Given exercise >> Find all lines in the records that include the word "this", and copy them out.

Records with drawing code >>
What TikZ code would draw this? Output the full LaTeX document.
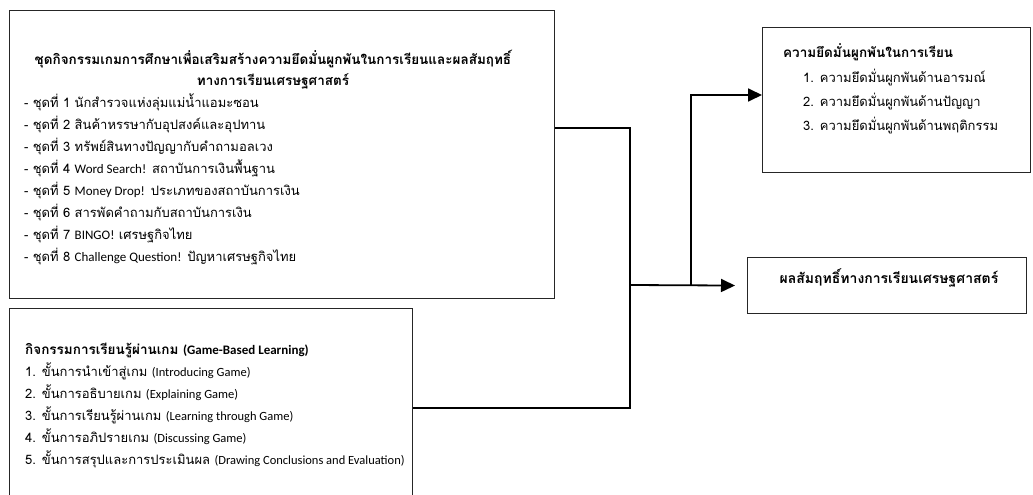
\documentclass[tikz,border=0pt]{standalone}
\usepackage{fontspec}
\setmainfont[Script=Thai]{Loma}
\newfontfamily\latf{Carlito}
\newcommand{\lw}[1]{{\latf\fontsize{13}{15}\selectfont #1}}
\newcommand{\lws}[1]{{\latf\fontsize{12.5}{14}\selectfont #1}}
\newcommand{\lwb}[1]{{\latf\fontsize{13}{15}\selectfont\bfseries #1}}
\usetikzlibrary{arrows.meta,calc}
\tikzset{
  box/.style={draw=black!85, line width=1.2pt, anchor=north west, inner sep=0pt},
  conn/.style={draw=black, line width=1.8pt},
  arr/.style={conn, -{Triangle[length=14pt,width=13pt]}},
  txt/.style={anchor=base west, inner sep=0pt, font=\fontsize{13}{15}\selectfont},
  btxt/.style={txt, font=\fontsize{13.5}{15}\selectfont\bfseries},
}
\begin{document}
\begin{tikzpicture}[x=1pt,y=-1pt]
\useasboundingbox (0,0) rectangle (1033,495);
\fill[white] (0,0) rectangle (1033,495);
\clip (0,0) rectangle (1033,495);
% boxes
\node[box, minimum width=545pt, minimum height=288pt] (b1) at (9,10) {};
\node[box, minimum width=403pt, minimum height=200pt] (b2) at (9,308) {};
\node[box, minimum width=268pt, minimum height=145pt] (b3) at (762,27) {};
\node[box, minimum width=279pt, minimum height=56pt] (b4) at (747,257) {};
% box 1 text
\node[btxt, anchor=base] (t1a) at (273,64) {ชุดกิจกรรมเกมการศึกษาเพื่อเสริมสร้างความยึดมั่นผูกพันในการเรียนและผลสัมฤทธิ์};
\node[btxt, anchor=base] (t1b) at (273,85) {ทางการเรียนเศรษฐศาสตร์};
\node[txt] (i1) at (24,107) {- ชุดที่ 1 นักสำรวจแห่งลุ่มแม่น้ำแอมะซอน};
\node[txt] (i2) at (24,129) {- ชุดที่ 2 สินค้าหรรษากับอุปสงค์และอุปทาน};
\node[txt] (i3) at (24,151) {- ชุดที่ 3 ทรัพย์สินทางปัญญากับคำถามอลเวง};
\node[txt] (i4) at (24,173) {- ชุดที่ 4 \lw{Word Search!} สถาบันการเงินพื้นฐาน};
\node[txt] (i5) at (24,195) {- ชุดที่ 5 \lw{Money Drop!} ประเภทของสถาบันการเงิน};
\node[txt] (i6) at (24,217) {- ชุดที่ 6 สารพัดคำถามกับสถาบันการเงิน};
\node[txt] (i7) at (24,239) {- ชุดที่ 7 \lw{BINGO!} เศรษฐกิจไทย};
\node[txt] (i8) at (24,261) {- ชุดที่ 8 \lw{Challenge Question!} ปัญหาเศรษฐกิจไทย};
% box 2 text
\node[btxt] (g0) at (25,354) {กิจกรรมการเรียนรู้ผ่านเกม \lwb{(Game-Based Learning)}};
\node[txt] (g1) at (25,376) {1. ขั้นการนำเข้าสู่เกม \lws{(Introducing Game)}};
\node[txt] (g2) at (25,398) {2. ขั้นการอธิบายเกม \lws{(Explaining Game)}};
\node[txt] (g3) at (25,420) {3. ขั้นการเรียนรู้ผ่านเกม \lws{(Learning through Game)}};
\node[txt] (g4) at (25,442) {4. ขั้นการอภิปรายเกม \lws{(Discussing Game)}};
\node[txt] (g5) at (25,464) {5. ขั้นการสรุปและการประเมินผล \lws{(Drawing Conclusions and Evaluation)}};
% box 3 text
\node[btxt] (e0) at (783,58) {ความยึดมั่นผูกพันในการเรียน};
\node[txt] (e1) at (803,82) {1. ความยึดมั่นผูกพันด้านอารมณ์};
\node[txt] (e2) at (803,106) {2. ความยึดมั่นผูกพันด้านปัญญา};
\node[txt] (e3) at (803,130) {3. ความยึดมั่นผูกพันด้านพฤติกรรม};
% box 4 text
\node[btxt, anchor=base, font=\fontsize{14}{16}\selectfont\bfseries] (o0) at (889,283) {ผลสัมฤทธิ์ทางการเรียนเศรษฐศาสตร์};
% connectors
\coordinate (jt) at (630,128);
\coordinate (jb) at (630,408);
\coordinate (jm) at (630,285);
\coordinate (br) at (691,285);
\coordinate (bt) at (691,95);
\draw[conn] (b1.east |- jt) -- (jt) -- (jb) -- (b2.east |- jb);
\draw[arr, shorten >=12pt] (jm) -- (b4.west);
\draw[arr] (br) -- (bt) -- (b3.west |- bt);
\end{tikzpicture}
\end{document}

---

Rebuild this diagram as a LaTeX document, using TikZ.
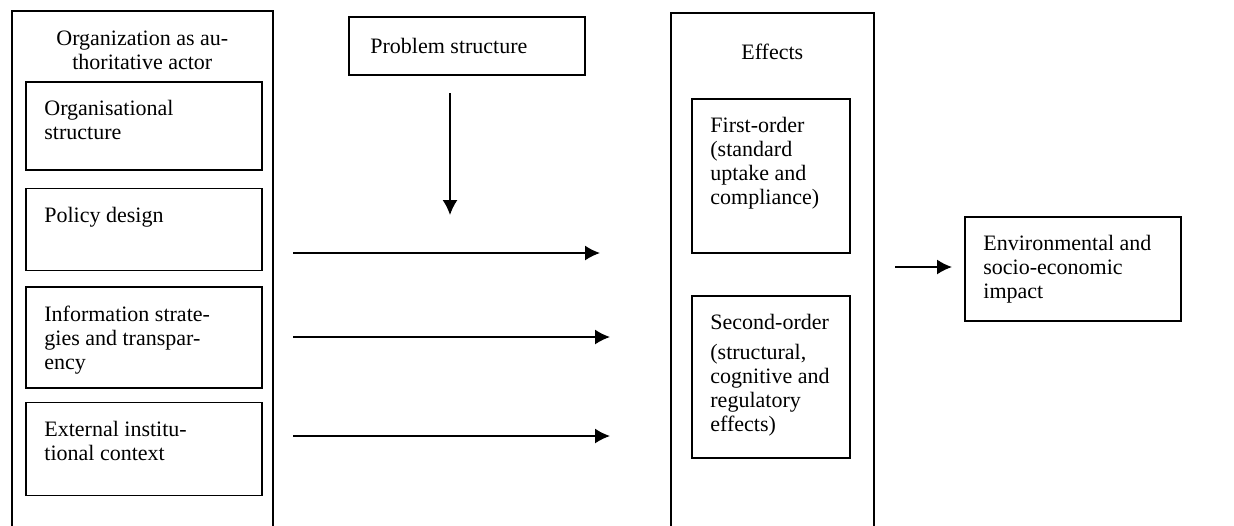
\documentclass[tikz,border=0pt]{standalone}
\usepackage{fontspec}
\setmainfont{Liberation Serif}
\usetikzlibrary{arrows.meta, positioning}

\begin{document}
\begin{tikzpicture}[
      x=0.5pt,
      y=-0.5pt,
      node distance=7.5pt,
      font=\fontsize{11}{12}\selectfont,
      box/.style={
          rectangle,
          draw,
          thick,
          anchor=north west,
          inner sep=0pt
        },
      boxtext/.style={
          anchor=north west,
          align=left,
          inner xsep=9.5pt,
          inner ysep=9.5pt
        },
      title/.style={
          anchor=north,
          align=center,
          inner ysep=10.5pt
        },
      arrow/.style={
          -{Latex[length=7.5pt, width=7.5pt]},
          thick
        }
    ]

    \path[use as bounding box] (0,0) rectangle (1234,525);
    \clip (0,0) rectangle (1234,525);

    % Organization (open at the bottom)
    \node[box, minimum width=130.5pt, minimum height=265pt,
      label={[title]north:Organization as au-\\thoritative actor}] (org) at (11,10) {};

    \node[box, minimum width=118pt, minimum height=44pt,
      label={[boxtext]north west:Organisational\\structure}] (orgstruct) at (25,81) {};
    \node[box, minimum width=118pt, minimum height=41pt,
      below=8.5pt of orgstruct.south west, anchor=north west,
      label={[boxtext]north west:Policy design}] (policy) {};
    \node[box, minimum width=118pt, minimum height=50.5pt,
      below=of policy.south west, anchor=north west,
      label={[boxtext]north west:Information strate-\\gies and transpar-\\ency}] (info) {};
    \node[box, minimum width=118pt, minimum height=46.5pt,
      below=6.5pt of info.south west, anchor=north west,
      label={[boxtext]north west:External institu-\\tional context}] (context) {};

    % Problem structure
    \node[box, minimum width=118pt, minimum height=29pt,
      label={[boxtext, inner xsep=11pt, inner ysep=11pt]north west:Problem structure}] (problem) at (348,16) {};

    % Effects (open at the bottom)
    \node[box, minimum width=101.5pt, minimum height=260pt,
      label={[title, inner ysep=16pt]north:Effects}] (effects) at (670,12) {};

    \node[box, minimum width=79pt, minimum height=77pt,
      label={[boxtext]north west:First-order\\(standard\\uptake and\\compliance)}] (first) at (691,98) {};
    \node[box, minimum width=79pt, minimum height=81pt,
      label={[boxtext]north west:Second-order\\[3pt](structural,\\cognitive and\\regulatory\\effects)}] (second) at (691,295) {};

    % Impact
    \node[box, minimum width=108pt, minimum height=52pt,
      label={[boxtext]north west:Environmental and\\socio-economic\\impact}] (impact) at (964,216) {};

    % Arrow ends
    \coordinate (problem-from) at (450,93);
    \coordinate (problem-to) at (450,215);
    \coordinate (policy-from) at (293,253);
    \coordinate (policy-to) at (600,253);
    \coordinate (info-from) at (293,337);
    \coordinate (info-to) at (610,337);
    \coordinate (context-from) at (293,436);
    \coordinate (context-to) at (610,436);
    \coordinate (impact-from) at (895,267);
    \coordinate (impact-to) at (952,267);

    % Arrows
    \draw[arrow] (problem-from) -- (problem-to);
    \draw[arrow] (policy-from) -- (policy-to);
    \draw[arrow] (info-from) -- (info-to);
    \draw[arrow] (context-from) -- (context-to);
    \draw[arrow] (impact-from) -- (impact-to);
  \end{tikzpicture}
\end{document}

Final result >>
What TikZ code would draw this? Output the full LaTeX document.
Rebuild this diagram as a LaTeX document, using TikZ.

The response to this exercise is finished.